For my money, though, the true Universal Greeting to let other fans know that you’re cool is that other Stan Bush song. I am, of course, talking about “Dare.”

I mean, sure. The other two songs accompany a dance party and Hot Rod doing a sweet pose when he transforms into Rodimus Prime… but “Dare” is the score of the sweet battle scene that opens the movie.

Potential BnB Renter’s Assessment:

You are a sad manchild holding onto his toys for too long. Unless, you know, they are also sad manchildren themselves. Incidentally, I have watched this movie with my wife, and she find the Bay movies much easier to follow. You do have to have a certain attachment to the property ahead of time to enjoy it.

That’s not to say the movie can’t attract new fans. A young friend of mine (who is now in college) used to watch this movie all the time… and his introduction to Transformers were the Bay movies. You don’t have to have watched the 1984 cartoon to be affected by Optimus’ death… though it does help that Peter Cullen remains a constant presence in both versions.

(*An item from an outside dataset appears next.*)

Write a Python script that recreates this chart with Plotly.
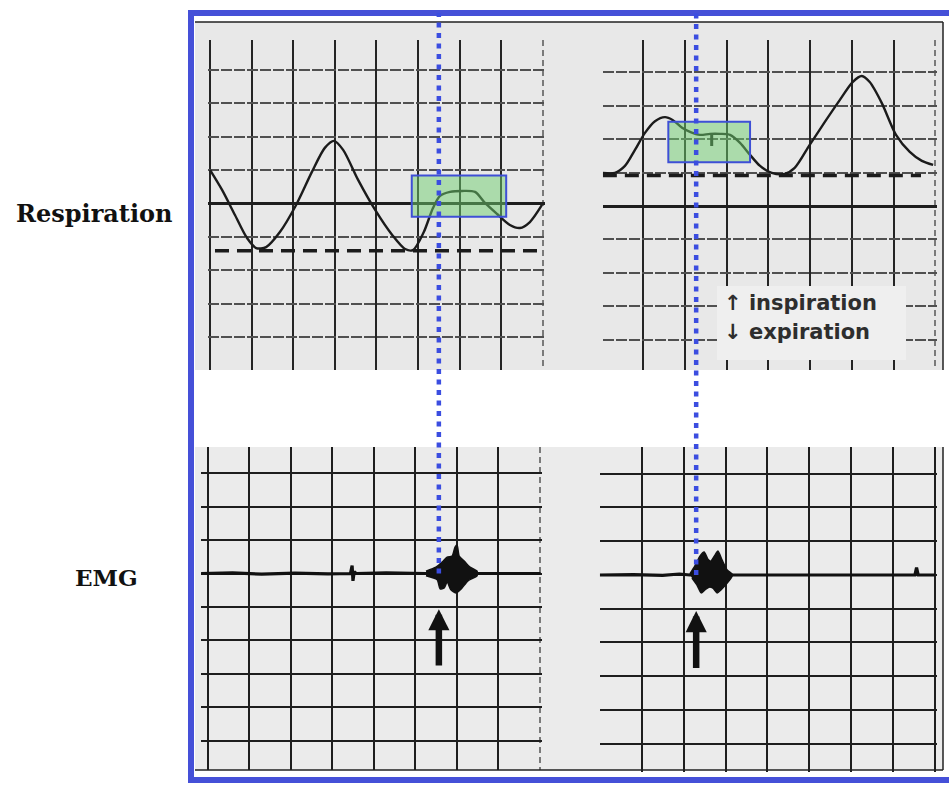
import plotly.graph_objects as go

W, H = 949, 787

# ---------------------------------------------------------------------------
# Respiration traces (x in chart divisions, y in divisions from the heavy line)
# ---------------------------------------------------------------------------
resp_left_t = [0.00, 0.29, 0.60, 0.89, 1.11, 1.35, 1.68, 2.07, 2.45, 2.76, 2.98,
               3.20, 3.56, 3.97, 4.38, 4.69, 4.88, 5.14, 5.36, 5.53, 5.77, 6.06,
               6.37, 6.61, 6.90, 7.21, 7.45, 7.69, 7.98]
resp_left_v = [1.00, 0.40, -0.35, -1.04, -1.34, -1.31, -0.86, -0.05, 0.94, 1.66, 1.87,
               1.60, 0.70, -0.20, -0.95, -1.37, -1.40, -0.86, -0.14, 0.22, 0.34, 0.37,
               0.34, 0.01, -0.32, -0.65, -0.74, -0.56, -0.05]
resp_left_rest = -1.42
resp_left_rest_span = [0.12, 8.00]

resp_right_t = [-0.97, -0.68, -0.44, -0.20, 0.04, 0.28, 0.52, 0.71, 0.93, 1.12, 1.36,
                1.60, 1.84, 2.08, 2.32, 2.56, 2.80, 3.08, 3.39, 3.63, 3.99, 4.35,
                4.71, 5.02, 5.24, 5.43, 5.72, 6.06, 6.39, 6.68, 6.95]
resp_right_v = [0.99, 0.99, 1.20, 1.68, 2.19, 2.54, 2.66, 2.57, 2.34, 2.22, 2.13,
                2.16, 2.16, 2.13, 1.89, 1.53, 1.20, 0.99, 0.96, 1.14, 1.83, 2.51,
                3.17, 3.71, 3.89, 3.71, 3.08, 2.13, 1.62, 1.35, 1.23]
resp_right_rest = 0.91
resp_right_rest_span = [-0.97, 6.66]
# event tick written on the plateau of the right trace
resp_right_mark_t = [1.64, 1.64]
resp_right_mark_v = [2.16, 1.80]

# highlighted plateau windows [t0, t1, v0, v1]
window_left = [4.85, 7.12, -0.40, 0.83]
window_right = [0.60, 2.56, 1.31, 2.52]

# ---------------------------------------------------------------------------
# EMG traces (y in divisions from the recording baseline)
# ---------------------------------------------------------------------------
emg_left_t = [-0.16, 0.60, 1.30, 2.10, 2.90, 3.44, 3.48, 3.50, 3.53, 3.58, 4.30,
              5.00, 5.26, 6.49, 7.20, 8.02]
emg_left_v = [0.00, 0.02, -0.02, 0.01, -0.01, 0.00, 0.24, -0.22, 0.05, 0.00, 0.02,
              -0.01, 0.00, 0.00, 0.01, 0.00]
burst_left_t = [5.26, 5.50, 5.65, 5.77, 5.89, 5.96, 6.01, 6.06, 6.18, 6.32, 6.49,
                6.49, 6.27, 6.11, 5.99, 5.86, 5.77, 5.70, 5.60, 5.53, 5.26]
burst_left_v = [0.07, 0.19, 0.34, 0.49, 0.52, 0.79, 0.85, 0.52, 0.37, 0.19, 0.07,
                -0.07, -0.22, -0.46, -0.58, -0.49, -0.25, -0.43, -0.46, -0.19, -0.07]

emg_right_t = [-1.00, -0.20, 0.50, 0.90, 1.15, 2.16, 3.00, 4.00, 5.00, 6.00, 6.52,
               6.56, 6.60, 7.00]
emg_right_v = [0.00, 0.01, -0.01, 0.03, 0.00, 0.00, -0.01, 0.01, 0.00, 0.01, 0.00,
               0.22, 0.00, 0.00]
burst_right_t = [1.15, 1.27, 1.39, 1.49, 1.58, 1.65, 1.75, 1.82, 1.92, 2.04, 2.16,
                 2.16, 2.04, 1.89, 1.80, 1.70, 1.61, 1.51, 1.42, 1.32, 1.20]
burst_right_v = [0.03, 0.27, 0.56, 0.68, 0.47, 0.41, 0.59, 0.71, 0.44, 0.15, 0.03,
                 -0.03, -0.24, -0.44, -0.53, -0.39, -0.36, -0.44, -0.53, -0.30, -0.09]

# EMG onset (division on each EMG strip) and arrow extent below the baseline
onset_left = 5.57
onset_right = 1.30
arrow_tip, arrow_tail = -1.07, -2.80

# ---------------------------------------------------------------------------
# Strip geometry: pixel origin / pixels per division / visible range per panel
# ---------------------------------------------------------------------------
CAL = {
    "tl": dict(px0=210.0, sx=41.6, py0=203.3, sy=33.4, xr=[-0.05, 8.05], yr=[-4.99, 4.89]),
    "tr": dict(px0=643.3, sx=41.7, py0=206.0, sy=33.4, xr=[-0.97, 7.05], yr=[-4.91, 4.97]),
    "bl": dict(px0=207.7, sx=41.5, py0=573.5, sy=33.4, xr=[-0.16, 8.05], yr=[-5.88, 3.79]),
    "br": dict(px0=641.7, sx=41.9, py0=575.0, sy=33.75, xr=[-1.00, 7.05], yr=[-5.84, 3.79]),
}


def to_px_x(c, v):
    return c["px0"] + c["sx"] * v


def to_px_y(c, v):
    return c["py0"] - c["sy"] * v


def xdom(c):
    return [to_px_x(c, c["xr"][0]) / W, to_px_x(c, c["xr"][1]) / W]


def ydom(c):
    return [1 - to_px_y(c, c["yr"][0]) / H, 1 - to_px_y(c, c["yr"][1]) / H]


def px(x):
    return x / W


def py(y):
    return 1 - y / H


INK = "#1b1b1b"
PAPER_GRAY = "#e8e8e8"
BLUE = "#4550d8"

fig = go.Figure()

# respiration
fig.add_trace(go.Scatter(x=resp_left_t, y=resp_left_v, mode="lines", xaxis="x", yaxis="y",
                         line=dict(color=INK, width=2.4, shape="spline", smoothing=0.8)))
fig.add_trace(go.Scatter(x=resp_left_rest_span, y=[resp_left_rest] * 2, mode="lines",
                         xaxis="x", yaxis="y",
                         line=dict(color=INK, width=3.5, dash="14px,8px")))
fig.add_trace(go.Scatter(x=resp_right_t, y=resp_right_v, mode="lines", xaxis="x2", yaxis="y2",
                         line=dict(color=INK, width=2.4, shape="spline", smoothing=0.8)))
fig.add_trace(go.Scatter(x=resp_right_rest_span, y=[resp_right_rest] * 2, mode="lines",
                         xaxis="x2", yaxis="y2",
                         line=dict(color=INK, width=3.5, dash="14px,8px")))
fig.add_trace(go.Scatter(x=resp_right_mark_t, y=resp_right_mark_v, mode="lines",
                         xaxis="x2", yaxis="y2", line=dict(color=INK, width=3)))

# EMG
for xa, ya, t, v, bt, bv in [("x3", "y3", emg_left_t, emg_left_v, burst_left_t, burst_left_v),
                             ("x4", "y4", emg_right_t, emg_right_v, burst_right_t, burst_right_v)]:
    fig.add_trace(go.Scatter(x=t, y=v, mode="lines", xaxis=xa, yaxis=ya,
                             line=dict(color="#111111", width=3.2)))
    fig.add_trace(go.Scatter(x=bt, y=bv, mode="lines", xaxis=xa, yaxis=ya, fill="toself",
                             fillcolor="#111111", line=dict(color="#111111", width=1.5,
                                                            shape="spline", smoothing=0.6)))


def xaxis_cfg(c, anchor, solid, faint=None, color="#242424", width=2):
    cfg = dict(domain=xdom(c), range=c["xr"], anchor=anchor, showticklabels=False, ticks="",
               zeroline=False, showline=False, tickmode="array", tickvals=solid, showgrid=True,
               gridcolor=color, gridwidth=width, fixedrange=True)
    if faint:
        cfg["minor"] = dict(tickmode="array", tickvals=faint, showgrid=True, gridcolor="#7a7a7a",
                            gridwidth=1.5, griddash="6px,4px", ticks="")
    return cfg


def yaxis_top(c, anchor):
    return dict(domain=ydom(c), range=c["yr"], anchor=anchor, showticklabels=False, ticks="",
                showline=False, tickmode="array", tickvals=list(range(-4, 5)), showgrid=True,
                gridcolor="#505050", gridwidth=1.6, griddash="11px,2px",
                zeroline=True, zerolinecolor="#1e1e1e", zerolinewidth=2.5, fixedrange=True)


def yaxis_bottom(c, anchor):
    return dict(domain=ydom(c), range=c["yr"], anchor=anchor, showticklabels=False, ticks="",
                showline=False, tickmode="array", tickvals=list(range(-5, 4)), showgrid=True,
                gridcolor="#1e1e1e", gridwidth=2.2, zeroline=False, fixedrange=True)


tl, tr, bl, br = CAL["tl"], CAL["tr"], CAL["bl"], CAL["br"]

FRAME_TOP, FRAME_BOTTOM, FRAME_LEFT = 13, 780, 191
IMG_LEFT, IMG_RIGHT = 195, 943
TOP_IMG = (22, 370)
BOT_IMG = (447, 770)

shapes = [
    # scanned strip backgrounds
    dict(type="rect", xref="paper", yref="paper", x0=px(IMG_LEFT), x1=px(IMG_RIGHT),
         y0=py(TOP_IMG[1]), y1=py(TOP_IMG[0]), fillcolor=PAPER_GRAY, line_width=0, layer="below"),
    dict(type="rect", xref="paper", yref="paper", x0=px(IMG_LEFT), x1=px(IMG_RIGHT),
         y0=py(BOT_IMG[1]), y1=py(BOT_IMG[0]), fillcolor="#ebebeb", line_width=0, layer="below"),
    # thin scan borders
    dict(type="line", xref="paper", yref="paper", x0=px(IMG_LEFT), x1=px(IMG_RIGHT),
         y0=py(TOP_IMG[0]), y1=py(TOP_IMG[0]), line=dict(color="#222", width=1.5)),
    dict(type="line", xref="paper", yref="paper", x0=px(IMG_RIGHT), x1=px(IMG_RIGHT),
         y0=py(TOP_IMG[0]), y1=py(TOP_IMG[1]), line=dict(color="#222", width=1.5)),
    dict(type="line", xref="paper", yref="paper", x0=px(IMG_RIGHT), x1=px(IMG_RIGHT),
         y0=py(BOT_IMG[0]), y1=py(BOT_IMG[1]), line=dict(color="#222", width=1.5)),
    dict(type="line", xref="paper", yref="paper", x0=px(IMG_LEFT), x1=px(IMG_RIGHT),
         y0=py(BOT_IMG[1]), y1=py(BOT_IMG[1]), line=dict(color="#222", width=1.5)),
    # legend card on the right respiration strip
    dict(type="rect", xref="paper", yref="paper", x0=px(717), x1=px(906), y0=py(360), y1=py(286),
         fillcolor="#efefef", line_width=0, layer="above"),
    # highlighted plateau windows
    dict(type="rect", xref="x", yref="y", x0=window_left[0], x1=window_left[1],
         y0=window_left[2], y1=window_left[3], fillcolor="rgba(110,205,110,0.5)",
         line=dict(color="#3e4fd6", width=2), layer="above"),
    dict(type="rect", xref="x2", yref="y2", x0=window_right[0], x1=window_right[1],
         y0=window_right[2], y1=window_right[3], fillcolor="rgba(110,205,110,0.5)",
         line=dict(color="#3e4fd6", width=2), layer="above"),
    # outer blue frame
    dict(type="rect", xref="paper", yref="paper", x0=px(FRAME_LEFT), x1=px(W + 20),
         y0=py(FRAME_BOTTOM), y1=py(FRAME_TOP), line=dict(color=BLUE, width=6), layer="above"),
]

# dotted onset markers running from the frame down to the EMG baseline
for c, onset in [(bl, onset_left), (br, onset_right)]:
    xp = px(to_px_x(c, onset))
    shapes.append(dict(type="line", xref="paper", yref="paper", x0=xp, x1=xp,
                       y0=py(to_px_y(c, 0.0)), y1=py(FRAME_TOP),
                       line=dict(color="#3b4de0", width=4.5, dash="5px,5.5px"), layer="above"))

annotations = [
    dict(text="<b>Respiration</b>", xref="paper", yref="paper", x=px(94), y=py(213),
         xanchor="center", yanchor="middle", showarrow=False,
         font=dict(family="DejaVu Serif", size=24, color="#111")),
    dict(text="<b>EMG</b>", xref="paper", yref="paper", x=px(106), y=py(577),
         xanchor="center", yanchor="middle", showarrow=False,
         font=dict(family="DejaVu Serif", size=23, color="#111")),
    dict(text="<b>\u2191 inspiration</b>", xref="paper", yref="paper", x=px(722), y=py(303),
         xanchor="left", yanchor="middle", showarrow=False,
         font=dict(family="DejaVu Sans", size=21, color="#2e2e2e")),
    dict(text="<b>\u2193 expiration</b>", xref="paper", yref="paper", x=px(722), y=py(332),
         xanchor="left", yanchor="middle", showarrow=False,
         font=dict(family="DejaVu Sans", size=21, color="#2e2e2e")),
]
for xa, ya, onset in [("x3", "y3", onset_left), ("x4", "y4", onset_right)]:
    annotations.append(dict(text="", x=onset, y=arrow_tip, ax=onset, ay=arrow_tail,
                            xref=xa, yref=ya, axref=xa, ayref=ya, showarrow=True,
                            arrowhead=2, arrowsize=0.65, arrowwidth=6.5, arrowcolor="#111"))

fig.update_layout(
    width=W, height=H, margin=dict(l=0, r=0, t=0, b=0),
    paper_bgcolor="white", plot_bgcolor="rgba(0,0,0,0)", showlegend=False,
    xaxis=xaxis_cfg(tl, "y", list(range(0, 8)), [8]),
    yaxis=yaxis_top(tl, "x"),
    xaxis2=xaxis_cfg(tr, "y2", list(range(0, 7)), [7]),
    yaxis2=yaxis_top(tr, "x2"),
    xaxis3=xaxis_cfg(bl, "y3", list(range(0, 8)), [8], color="#1e1e1e", width=2.2),
    yaxis3=yaxis_bottom(bl, "x3"),
    xaxis4=xaxis_cfg(br, "y4", list(range(0, 8)), color="#1e1e1e", width=2.2),
    yaxis4=yaxis_bottom(br, "x4"),
    shapes=shapes, annotations=annotations,
)

fig.write_html("out.html")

Every subsequent iteration of Transformers has plucked elements from the movie, and there are references all over the blockbuster films. Whether it’s the phrase “One will stand, one will fall” or the casting of Leonard Nimoy as a villain or the appearance of Unicron and the Quintessons, Transformers: The Movie is a foundational building block of Transformers DNA. It’s the Rosetta Stone of the fandom, without which the franchise would occupy the same room in your memory palace of misfit toys like MASK or Visionaries. The movie represents a promise that even if your starting point is a 30-minute toy commercial, at some point a greater universe will reveal itself.

I have no idea if my copy is an official one or some weird bootleg. I mean, when I play it, it’s in 4:3 aspect ratio. Plus the wordmark on the front isn’t the one from the movie poster, but rather the rounder, more italicized logo being used in the early 2000’s for the likes of Armada. Just cause to spring for the Blu-Ray version, ya think?